Here is me looking pensive upon a giant eye. This is very deep and meaningful, is this.
And here we have the official Seattle monument to paedophilia dedicated by the Intergenerational Sex Alliance of Washington State, which has a somewhat Freudian twist to it:

And here are some pictures of the Puget Sound, which is like a Norwegian fjord, but wider and not as deep and which Seattle sits upon one side of:
After a day’s wandering around doing as much free sight-seeing as possible (we’re both getting to be on tight budgets now, as i’ve managed to over-spend at a frankly incomprehensible rate, for which I still cannot fully account, and she is off to Kenya for two weeks after this trip!) we returned to Graham’s house for pizza.
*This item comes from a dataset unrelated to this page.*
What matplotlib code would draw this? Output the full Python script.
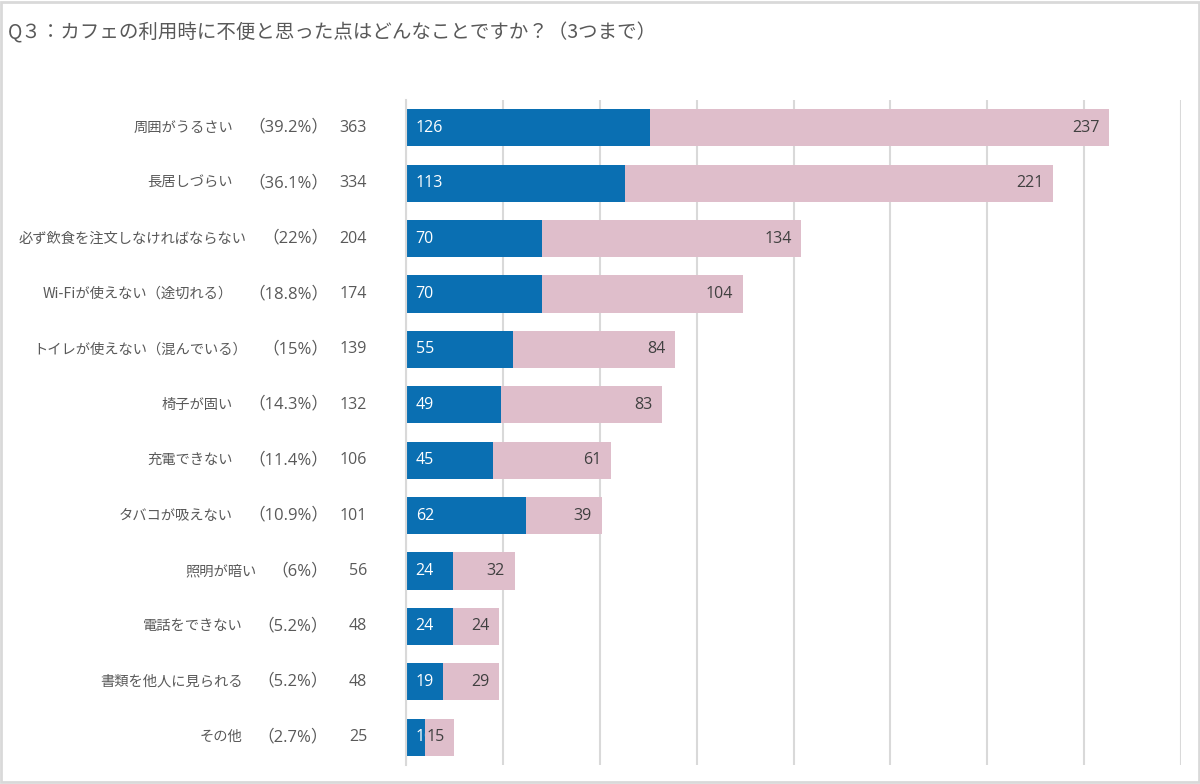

But not just any old pizza, no no! For Graham has built in his back yard his own "Cob" oven, a construction made of clay and mud. It is heated by lighting a fire directly inside the oven, which looks like this:

After 3 hours of letting the fire burn, you take out all the ashes and coals:
Then give it a mop:
And then put some pizzas in. When the oven is full of burning wood it is over 1000 degrees, and when the fire is removed it cools to around a mere 800. It will stay hot and then warm for 24 hours straight. The pizzas took 3 minutes to cook. In fact, the pizzas were really good and Graham made so much food we were able to save about 3 whole pizzas for the bus ride to Vancouver the next day.
















2 responses so far ↓
Philippe ROSSELL // August 10, 2008 at 9:05 am |
Magnifique voyage, mon cher Paul.
Merci de nous faire profiter de tout ceci au travers de ce précieux carnet de voyage que je découvre à mon retour de vacances.
Tu sais poser un regard ouvert et bienveillant sur les gens et les choses, tes interrogations sont pertinentes… Bref, un vrai plaisir !
Porte toi bien.
Ton Parrain.
James // August 21, 2008 at 12:05 am |
Mate, I tried acid for the first time recently… you can definitely see where Hendrix got his inspiration from!